Arthur Dunbar Whatman (13 February 1873 – 28 May 1965) was an English cricketer of the early twentieth century who played as a wicketkeeper for Suffolk County Cricket Club, a non-first-class team that is one of the minor counties of English cricket.

==Personal life==
He was born in Westcott, Surrey in 1873, the only son of George Dunbar and his wife Frances Fuller, daughter of George Arthur Fuller. He was educated at Windlesham House School, Brighton (1883–87), Eton College, and Trinity Hall, Cambridge where he matriculated in 1892.

Whatman served for a year as a civilian aide-de-camp to General Clements in the Second Boer War, from December 1899. Afterwards he was an underwriter at Lloyd's of London and saw additional service in World War I as a captain in both the Suffolk Regiment and The Buffs.

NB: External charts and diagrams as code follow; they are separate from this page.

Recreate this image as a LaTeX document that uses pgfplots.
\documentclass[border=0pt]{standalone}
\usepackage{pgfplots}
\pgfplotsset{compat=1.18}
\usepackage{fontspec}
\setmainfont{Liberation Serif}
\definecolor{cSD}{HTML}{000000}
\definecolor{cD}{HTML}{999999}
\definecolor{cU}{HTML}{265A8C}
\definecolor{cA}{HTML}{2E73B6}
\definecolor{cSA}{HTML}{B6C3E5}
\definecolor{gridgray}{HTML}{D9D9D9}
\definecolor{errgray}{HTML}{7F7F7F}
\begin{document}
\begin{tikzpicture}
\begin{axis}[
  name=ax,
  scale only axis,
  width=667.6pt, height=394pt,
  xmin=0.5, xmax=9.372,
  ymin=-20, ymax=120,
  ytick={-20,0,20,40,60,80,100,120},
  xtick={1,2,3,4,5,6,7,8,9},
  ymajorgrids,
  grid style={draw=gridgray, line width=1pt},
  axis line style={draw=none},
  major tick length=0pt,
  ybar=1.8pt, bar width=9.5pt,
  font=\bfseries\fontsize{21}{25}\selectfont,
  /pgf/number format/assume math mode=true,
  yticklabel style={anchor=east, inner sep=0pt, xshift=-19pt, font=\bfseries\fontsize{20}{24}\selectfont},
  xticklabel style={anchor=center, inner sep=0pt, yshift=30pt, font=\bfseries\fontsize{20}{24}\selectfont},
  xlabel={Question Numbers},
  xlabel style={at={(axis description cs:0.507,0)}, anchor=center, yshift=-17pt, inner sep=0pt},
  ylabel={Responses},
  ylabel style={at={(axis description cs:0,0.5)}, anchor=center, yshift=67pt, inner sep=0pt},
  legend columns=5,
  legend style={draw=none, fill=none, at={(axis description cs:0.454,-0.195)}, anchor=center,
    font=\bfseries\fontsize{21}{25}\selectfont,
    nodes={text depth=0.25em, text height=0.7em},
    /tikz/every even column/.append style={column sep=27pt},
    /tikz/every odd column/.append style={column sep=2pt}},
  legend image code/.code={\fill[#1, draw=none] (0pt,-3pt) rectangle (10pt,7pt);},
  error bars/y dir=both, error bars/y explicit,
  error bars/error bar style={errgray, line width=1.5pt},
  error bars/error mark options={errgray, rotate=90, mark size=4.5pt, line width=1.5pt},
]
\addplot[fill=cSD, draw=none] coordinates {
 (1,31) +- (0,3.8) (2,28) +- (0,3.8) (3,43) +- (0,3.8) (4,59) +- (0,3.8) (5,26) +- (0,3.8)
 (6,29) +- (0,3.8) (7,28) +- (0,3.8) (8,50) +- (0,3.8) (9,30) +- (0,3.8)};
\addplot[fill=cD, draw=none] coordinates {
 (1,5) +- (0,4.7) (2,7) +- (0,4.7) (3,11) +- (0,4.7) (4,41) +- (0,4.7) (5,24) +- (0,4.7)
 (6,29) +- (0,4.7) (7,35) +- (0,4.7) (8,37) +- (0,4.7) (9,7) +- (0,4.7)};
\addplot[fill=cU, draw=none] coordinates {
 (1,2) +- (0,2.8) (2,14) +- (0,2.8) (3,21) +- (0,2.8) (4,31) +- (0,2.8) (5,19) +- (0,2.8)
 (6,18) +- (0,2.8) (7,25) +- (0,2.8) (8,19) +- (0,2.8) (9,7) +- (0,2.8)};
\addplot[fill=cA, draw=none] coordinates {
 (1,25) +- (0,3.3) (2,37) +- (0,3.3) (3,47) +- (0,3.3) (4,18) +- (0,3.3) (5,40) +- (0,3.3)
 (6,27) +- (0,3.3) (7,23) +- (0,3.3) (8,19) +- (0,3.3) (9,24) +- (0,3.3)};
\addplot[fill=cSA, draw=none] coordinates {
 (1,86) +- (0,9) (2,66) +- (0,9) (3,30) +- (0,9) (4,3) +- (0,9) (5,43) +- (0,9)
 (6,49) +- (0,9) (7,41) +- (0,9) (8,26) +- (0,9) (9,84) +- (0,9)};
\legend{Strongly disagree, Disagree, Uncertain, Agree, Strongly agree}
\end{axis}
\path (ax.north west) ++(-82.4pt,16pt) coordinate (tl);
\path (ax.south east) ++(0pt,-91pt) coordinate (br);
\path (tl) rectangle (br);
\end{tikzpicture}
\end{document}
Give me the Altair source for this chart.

Whatman died in Bury St Edmunds, Suffolk in 1965.

==Cricketer==
Whatman's first-class experience came from representative team tours to New Zealand and the West Indies, in which he played twenty-six games, score 394 runs at a batting average of 14.07, taking 21 catches and executing nine stumpings. He had a prominent involvement in a dispute involving Bernard Bosanquet and a disagreement over an umpiring decision during a match against Canterbury during Lord Hawke's 1902-03 tour of New Zealand.

==Family==
Whatman married in 1909 Marjory Isabel Knox Child, eldest daughter of Sir Coles Child, 1st Baronet.